The best time to leave guide covers this in detail, but the short version: departing the east coast in March to May usually means anticlockwise (north first, chasing the dry season). Departing August to October usually means clockwise (west or south first, arriving in the north by the following dry season). Departing from Perth changes the equation entirely.

The same road, six months apart. Seasonal timing isn’t optional in the Top End; it’s the difference between an open road and a closed one.
Don’t assume you can “push through” bad seasonal timing. Wet season road closures aren’t suggestions. The Gibb River Road, many Kakadu access roads, and Cape York are physically impassable for months each year. Plan around the seasons, not through them.

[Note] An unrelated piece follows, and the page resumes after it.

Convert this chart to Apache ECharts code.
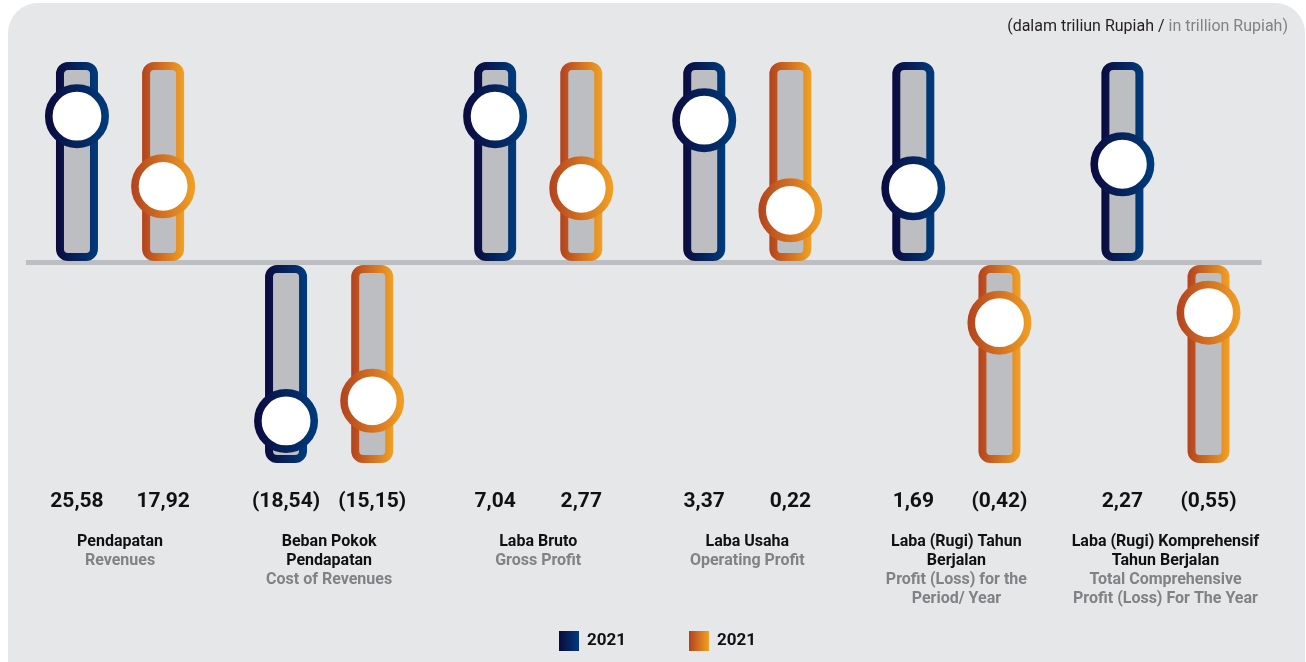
<!DOCTYPE html>
<html>
<head>
<meta charset="utf-8">
<script src="https://cdn.jsdelivr.net/npm/echarts@6/dist/echarts.min.js"></script>
<style>
  html, body { margin: 0; padding: 0; background: #ffffff; }
  #chart { width: 1306px; height: 662px; }
</style>
</head>
<body>
<div id="chart"></div>
<script>
// Category names: Indonesian line, then English line
const categoriesId = [
  'Pendapatan',
  'Beban Pokok\nPendapatan',
  'Laba Bruto',
  'Laba Usaha',
  'Laba (Rugi) Tahun\nBerjalan',
  'Laba (Rugi) Komprehensif\nTahun Berjalan'
];
const categoriesEn = [
  'Revenues',
  'Cost of Revenues',
  'Gross Profit',
  'Operating Profit',
  'Profit (Loss) for the\nPeriod/ Year',
  'Total Comprehensive\nProfit (Loss) For The Year'
];

// Reported values (trillion Rupiah)
const valuesNavy = [25.58, -18.54, 7.04, 3.37, 1.69, 2.27];
const valuesAmber = [17.92, -15.15, 2.77, 0.22, -0.42, -0.55];

// Slider knob level on each track (track runs 0..±100)
const knobNavy = [73, -79, 73, 71, 37, 49];
const knobAmber = [38, -69, 37, 26, -30, -25];

const legendLabels = { navy: '2021', amber: '2021' };
const unitIdText = '(dalam triliun Rupiah / ';
const unitEnText = 'in trillion Rupiah)';

const TRACK_MAX = 100;

const navyGrad = () => new echarts.graphic.LinearGradient(0, 0, 1, 0, [
  { offset: 0, color: '#0b0a3d' }, { offset: 1, color: '#003c7c' }
]);
const amberGrad = () => new echarts.graphic.LinearGradient(0, 0, 1, 0, [
  { offset: 0, color: '#b3421e' }, { offset: 1, color: '#f1a124' }
]);

function fmt(v) {
  const s = Math.abs(v).toFixed(2).replace('.', ',');
  return v < 0 ? '(' + s + ')' : s;
}

function makeRender(side, gradFn) {
  return function (params, api) {
    const idx = api.value(0);
    const value = api.value(1);
    const knob = api.value(2);
    const center = api.coord([idx, 0]);
    const band = api.size([1, 0])[0];
    const x = center[0] + side * band * 0.206;
    const zeroY = center[1];
    const dir = value < 0 ? -1 : 1;
    const endY = api.coord([idx, dir * TRACK_MAX])[1];
    const lw = 8;
    const w = 34;
    let top, bottom;
    if (dir > 0) { top = endY + lw / 2; bottom = zeroY - 1.5 - lw / 2; }
    else { top = zeroY + 2.5 + lw / 2; bottom = endY - lw / 2; }
    const knobY = api.coord([idx, knob])[1];
    const labelY = api.coord([idx, -TRACK_MAX])[1] + 39;
    return {
      type: 'group',
      children: [
        {
          type: 'rect',
          shape: { x: x - w / 2, y: top, width: w, height: bottom - top, r: 8 },
          style: { fill: '#bdbec2', stroke: gradFn(), lineWidth: lw }
        },
        {
          type: 'circle',
          shape: { cx: x, cy: knobY, r: 28.2 },
          style: { fill: '#ffffff', stroke: gradFn(), lineWidth: 7.6 }
        },
        {
          type: 'text',
          x: x, y: labelY,
          style: {
            text: fmt(value), align: 'center', verticalAlign: 'middle',
            fontFamily: 'Roboto', fontWeight: 'bold', fontSize: 21, fill: '#111111'
          }
        }
      ]
    };
  };
}

const chart = echarts.init(document.getElementById('chart'), null, { renderer: 'canvas' });

const option = {
  animation: false,
  backgroundColor: '#ffffff',
  graphic: [
    {
      type: 'rect', z: -10, silent: true,
      shape: { x: 8, y: 3, width: 1297, height: 720, r: 30 },
      style: { fill: '#e6e7e9' }
    }
  ],
  title: {
    right: 13, top: 14,
    text: '{a|' + unitIdText + '}{b|' + unitEnText + '}',
    textStyle: {
      fontWeight: 'normal',
      rich: {
        a: { fontFamily: 'Roboto', fontWeight: 'normal', fontSize: 16, color: '#231f20' },
        b: { fontFamily: 'Roboto', fontWeight: 'normal', fontSize: 16, color: '#808285' }
      }
    }
  },
  legend: {
    left: 554, top: 626,
    itemWidth: 20, itemHeight: 20, itemGap: 63,
    icon: 'rect',
    formatter: name => legendLabels[name],
    textStyle: {
      fontFamily: 'Roboto', fontWeight: 'bold', fontSize: 17, color: '#111111',
      padding: [0, 0, 0, 3]
    },
    data: [
      { name: 'navy', itemStyle: { color: navyGrad() } },
      { name: 'amber', itemStyle: { color: amberGrad() } }
    ]
  },
  grid: { left: 15.5, right: 36, top: 62, bottom: 199, containLabel: false },
  xAxis: {
    type: 'category',
    data: categoriesId.slice(),
    axisLine: { show: false, onZero: false },
    axisTick: { show: false },
    axisLabel: {
      margin: 69,
      interval: 0,
      formatter: (v, i) => '{a|' + categoriesId[i] + '}\n{b|' + categoriesEn[i] + '}',
      rich: {
        a: { fontFamily: 'Roboto', fontWeight: 'bold', fontSize: 16, lineHeight: 19, color: '#111111', align: 'center' },
        b: { fontFamily: 'Roboto', fontWeight: 'bold', fontSize: 16, lineHeight: 19, color: '#808285', align: 'center' }
      }
    }
  },
  yAxis: {
    type: 'value', min: -TRACK_MAX, max: TRACK_MAX, interval: 100,
    show: false
  },
  series: [
    {
      name: 'baseline',
      type: 'custom',
      z: 1,
      silent: true,
      data: [[0, 0]],
      renderItem: function (params, api) {
        const p0 = api.coord([0, 0]);
        const p5 = api.coord([categoriesId.length - 1, 0]);
        const band = api.size([1, 0])[0];
        return {
          type: 'rect',
          shape: { x: p0[0] - band * 0.45, y: p0[1] - 2.5, width: (p5[0] - p0[0]) + band * 0.45 + band * 0.46, height: 5 },
          style: { fill: '#bdbec2' }
        };
      }
    },
    {
      name: 'navy',
      type: 'custom',
      z: 3,
      itemStyle: { color: '#0b2a66' },
      data: valuesNavy.map((v, i) => [i, v, knobNavy[i]]),
      renderItem: makeRender(-1, navyGrad)
    },
    {
      name: 'amber',
      type: 'custom',
      z: 3,
      itemStyle: { color: '#d8742a' },
      data: valuesAmber.map((v, i) => [i, v, knobAmber[i]]),
      renderItem: makeRender(1, amberGrad)
    }
  ]
};

chart.setOption(option);
</script>
</body>
</html>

HOW: Your Vehicle, Van & Travel Style
Your vehicle and setup determine what’s physically possible. This isn’t about having the “best” setup; it’s about understanding what your setup allows and planning accordingly.
Vehicle Capability
A 2WD handles 90% of the Big Lap comfortably. The sealed Highway 1 loop, most national park campgrounds, and the majority of free camps are fully accessible. What you’ll miss without 4WD is the Gibb River Road, Cape York, the Simpson Desert, and some remote bush camps. If those are priorities, you either need a 4WD tow vehicle or a plan to hire one for those specific sections.

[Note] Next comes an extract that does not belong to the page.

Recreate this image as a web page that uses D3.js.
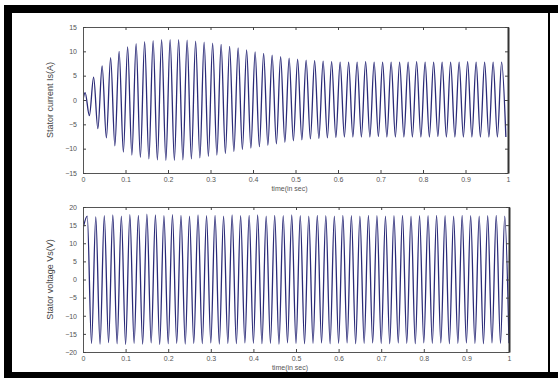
<!DOCTYPE html>
<html lang="en">
<head>
  <meta charset="UTF-8">
  <title>Stator current and voltage</title>
  <style>
    body { margin: 0; background: #fff; }
    svg { display: block; }
    text { font-family: "Liberation Sans", Arial, sans-serif; }
  </style>
</head>
<body>
  <svg width="558" height="378"></svg>
  <script src="https://d3js.org/d3.v7.min.js"></script>
  <script>
    // x axis (seconds) and tick labels
    var xTicks = [0, 0.1, 0.2, 0.3, 0.4, 0.5, 0.6, 0.7, 0.8, 0.9, 1];
    var currentTicks = [-15, -10, -5, 0, 5, 10, 15];
    var voltageTicks = [-20, -15, -10, -5, 0, 5, 10, 15, 20];

    // successive half-cycle extrema (50 Hz, one every 0.01 s)
    var halfPeriod = 0.01;
    var currentFirstPeak = 0.005;
    var currentStart = 0;
    var currentPeaks = [
      1.5, -3.2, 4.7, -5.9, 7.0, -7.8, 8.7, -9.4, 10.0, -10.7,
      10.9, -11.3, 11.6, -11.8, 12.0, -12.1, 12.2, -12.3, 12.4, -12.4,
      12.4, -12.4, 12.4, -12.3, 12.3, -12.1, 12.1, -11.9, 11.9, -11.6,
      11.7, -11.3, 11.4, -11.0, 11.0, -10.6, 10.7, -10.2, 10.3, -9.9,
      9.9, -9.6, 9.6, -9.3, 9.2, -9.0, 8.9, -8.7, 8.6, -8.4,
      8.4, -8.2, 8.2, -8.0, 8.1, -7.9, 8.0, -7.8, 7.9, -7.7,
      7.8, -7.6, 7.8, -7.6, 7.8, -7.6, 7.9, -7.6, 7.8, -7.5,
      7.8, -7.6, 7.8, -7.6, 7.8, -7.6, 7.8, -7.6, 7.9, -7.6,
      7.8, -7.6, 7.8, -7.5, 7.8, -7.6, 7.8, -7.6, 7.8, -7.6,
      7.9, -7.6, 7.8, -7.6, 7.8, -7.6, 7.8, -7.6, 7.8, -7.6
    ];

    var voltageFirstPeak = 0.01;
    var voltageStart = 14;
    var voltagePeaks = [
      17.5, -17.6, 17.3, -17.8, 17.6, -17.4, 17.8, -17.7, 17.5, -17.9,
      17.9, -17.6, 17.7, -17.8, 18.0, -17.5, 17.8, -17.9, 17.6, -17.7,
      17.9, -17.6, 17.7, -17.8, 17.5, -17.6, 17.8, -17.7, 17.6, -17.5,
      17.7, -17.8, 17.5, -17.6, 17.8, -17.7, 17.6, -17.5, 17.7, -17.6,
      17.8, -17.7, 17.5, -17.6, 17.7, -17.8, 17.6, -17.5, 17.8, -17.6,
      17.6, -17.7, 17.5, -17.6, 17.7, -17.5, 17.6, -17.7, 17.5, -17.6,
      17.7, -17.5, 17.6, -17.7, 17.5, -17.6, 17.7, -17.5, 17.6, -17.6,
      17.5, -17.7, 17.6, -17.5, 17.7, -17.6, 17.5, -17.7, 17.6, -17.5,
      17.6, -17.6, 17.7, -17.5, 17.6, -17.7, 17.5, -17.6, 17.7, -17.5,
      17.6, -17.6, 17.5, -17.7, 17.6, -17.5, 17.7, -17.6, 17.5, -17.6
    ];

    var svg = d3.select('svg');

    // black photo frame around the figure
    var frame = svg.append('g').attr('fill', '#000');
    frame.append('rect').attr('x', 4).attr('y', 5).attr('width', 554).attr('height', 8);
    frame.append('rect').attr('x', 4).attr('y', 5).attr('width', 8).attr('height', 373);
    frame.append('rect').attr('x', 4).attr('y', 372).attr('width', 554).attr('height', 6);
    frame.append('rect').attr('x', 548).attr('y', 5).attr('width', 2).attr('height', 373);

    function buildPoints(start, first, peaks) {
      var pts = [{ t: 0, v: start }];
      peaks.forEach((v, i) => pts.push({ t: first + i * halfPeriod, v: v }));
      return pts;
    }

    function panel(box, yDomain, yTicks, pts, yLabel) {
      var x = d3.scaleLinear().domain([0, 1]).range([box.left, box.right]);
      var y = d3.scaleLinear().domain(yDomain).range([box.bottom, box.top]);
      var g = svg.append('g');

      var clipId = 'clip' + box.top;
      g.append('clipPath').attr('id', clipId)
        .append('rect')
        .attr('x', box.left).attr('y', box.top)
        .attr('width', box.right - box.left).attr('height', box.bottom - box.top);

      var line = d3.line()
        .x(d => x(Math.min(d.t, 1)))
        .y(d => y(d.v))
        .curve(d3.curveMonotoneX);

      g.append('path')
        .attr('d', line(pts.filter(d => d.t <= 1.005)))
        .attr('clip-path', 'url(#' + clipId + ')')
        .style('fill', 'none')
        .style('stroke', '#2b2b78')
        .style('stroke-width', 1.3);

      // box axes with inward ticks (matlab style)
      var bottomAxis = d3.axisBottom(x).tickValues(xTicks).tickSizeInner(-3).tickSizeOuter(0)
        .tickPadding(5).tickFormat(d3.format('~g'));
      var topAxis = d3.axisTop(x).tickValues(xTicks).tickSizeInner(-3).tickSizeOuter(0).tickFormat('');
      var leftAxis = d3.axisLeft(y).tickValues(yTicks).tickSizeInner(-3).tickSizeOuter(0).tickPadding(6);
      var rightAxis = d3.axisRight(y).tickValues(yTicks).tickSizeInner(-3).tickSizeOuter(0).tickFormat('');

      var axes = [
        g.append('g').attr('transform', 'translate(' + [0, box.bottom] + ')').call(bottomAxis),
        g.append('g').attr('transform', 'translate(' + [0, box.top] + ')').call(topAxis),
        g.append('g').attr('transform', 'translate(' + [box.left, 0] + ')').call(leftAxis),
        g.append('g').attr('transform', 'translate(' + [box.right, 0] + ')').call(rightAxis)
      ];
      axes.forEach(a => {
        a.select('.domain').attr('stroke', '#555').attr('stroke-width', 1);
        a.selectAll('.tick line').attr('stroke', '#444');
        a.selectAll('text').attr('fill', '#555').style('font-size', '7px');
      });
      axes[0].selectAll('text').attr('dy', '0.6em');
      axes[3].select('.domain').attr('stroke', '#333').attr('stroke-width', 2);

      g.append('text')
        .attr('x', (box.left + box.right) / 2 - 6)
        .attr('y', box.bottom + 18)
        .attr('text-anchor', 'middle')
        .attr('fill', '#555')
        .style('font-size', '7px')
        .text('time(in sec)');

      g.append('text')
        .attr('transform', 'translate(' + [box.left - 30, (box.top + box.bottom) / 2] + ') rotate(-90)')
        .attr('text-anchor', 'middle')
        .attr('fill', '#444')
        .style('font-size', '9px')
        .text(yLabel);
    }

    panel({ left: 83, right: 508, top: 27, bottom: 173 }, [-15, 15], currentTicks,
      buildPoints(currentStart, currentFirstPeak, currentPeaks), 'Stator current Is(A)');
    panel({ left: 83, right: 509, top: 207, bottom: 352 }, [-20, 20], voltageTicks,
      buildPoints(voltageStart, voltageFirstPeak, voltagePeaks), 'Stator voltage Vs(V)');
  </script>
</body>
</html>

Towing capacity matters more than driven wheels for most of the trip. A 2WD with adequate tow rating is better than a 4WD that’s overloaded. Know your vehicle’s GVM, GCM, and tow ball weight limits, and make sure your caravan sits within them.
Van Size and Type
A big rig (van over 22 feet, dual-axle, heavy) is comfortable but limits where you can go. Some national park campgrounds have length limits. Tight bush camps and free camps may not fit larger vans. Remote fuel stations worry about your overall length. A smaller, lighter setup opens more doors, literally, but means living in less space for months.
The trend among experienced Big Lappers is toward smaller, lighter, and more capable rather than bigger and more luxurious. A 17 to 20-foot van with good off-grid capability (solar, decent batteries, water capacity) will get you into more places and cost less to tow than a 24-foot van with a washing machine and full oven.
Travel Style
Your travel style shapes the trip as much as your vehicle. Are you a caravan park couple who likes powered sites, hot showers, and a camp kitchen? Or are you free campers who want isolation, nature, and self-sufficiency? Most Big Lappers are somewhere in between, mixing parks and free camps depending on the area and their mood. But knowing your default preference helps you budget accurately and choose the right gear.
Putting It Together: Common Scenarios
Here’s how the three decisions play out for the most common Big Lap scenarios.
| Scenario | WHERE | WHEN | HOW |
|---|---|---|---|
| Family from Sydney, 6 months, 2WD, leaving March | Anticlockwise. Coastal loop + Red Centre detour. Skip Gibb (no 4WD) and Cape York (time). | March departure catches Top End May–July. Red Centre on the way south Aug–Sep. Home by September. | 2WD is fine. Hire 4WD in Broome for Kimberley if keen. Bigger van OK on sealed roads. |
| Retired couple from Melbourne, 12 months, 4WD, leaving April | Anticlockwise. Everything: east coast, Cape York, Top End, Kimberley (Gibb), west coast, Red Centre, Tassie. | April departure. Cape York June. Kimberley July–Aug. Red Centre Oct–Nov. Tassie Jan–Feb. | 4WD opens all options. Smaller off-road van recommended for Cape York and Gibb. |
| Couple from Perth, 3 months, 2WD, leaving September | Clockwise (natural from Perth). Coastal loop. Skip Tassie and Cape York (time). One detour: Red Centre. | September heads north from Perth. Top End by Oct (late dry season, still OK). East coast Nov–Dec. | 2WD handles the full sealed route. Red Centre via Stuart Highway is sealed and accessible. |
| Working couple from Brisbane, 6 months, 2WD, need internet | Anticlockwise. Coastal loop + Tassie. Skip remote interior (connectivity gaps). | March departure. Top End June. West coast Aug. Tassie Nov–Dec. Home by February. | 2WD fine. Starlink or strong mobile setup essential. Plan route around coverage maps. |
Your scenario will be different, but the process is the same. Start with your constraints (time, vehicle, budget, starting city), use the seasonal rules to set your direction and timing, then build your route around what’s accessible and what matters most to you.

Every junction is a where, when, and how decision. Get the big ones right before you leave and the small ones sort themselves out on the road.
If you’re struggling to make the three decisions fit together, start with the hardest constraint first. Usually that’s the Top End dry season window. Work out when you need to be there, count backwards to your departure date, and let that determine your direction. Everything else falls into place from there.
- Where, when, and how are interconnected decisions. Changing one shifts the other two. Work through them together, not separately.
- WHERE: Start with the Highway 1 core loop, add detours based on your timeframe (1 for 3 months, 2 to 3 for 6, all of them for 12), and consciously choose what to skip.
- WHEN: The Top End dry season (May to October) is the anchor constraint. Your departure date and starting city determine your direction. Count backwards from when you need to be in the north.
- HOW: Your vehicle determines what’s accessible. A 2WD handles 90% of the trip. Van size affects which camps you fit into. Travel style (parks vs free camping) affects budget and route.
- When stuck, start with the hardest constraint (usually seasonal timing) and let everything else follow from there.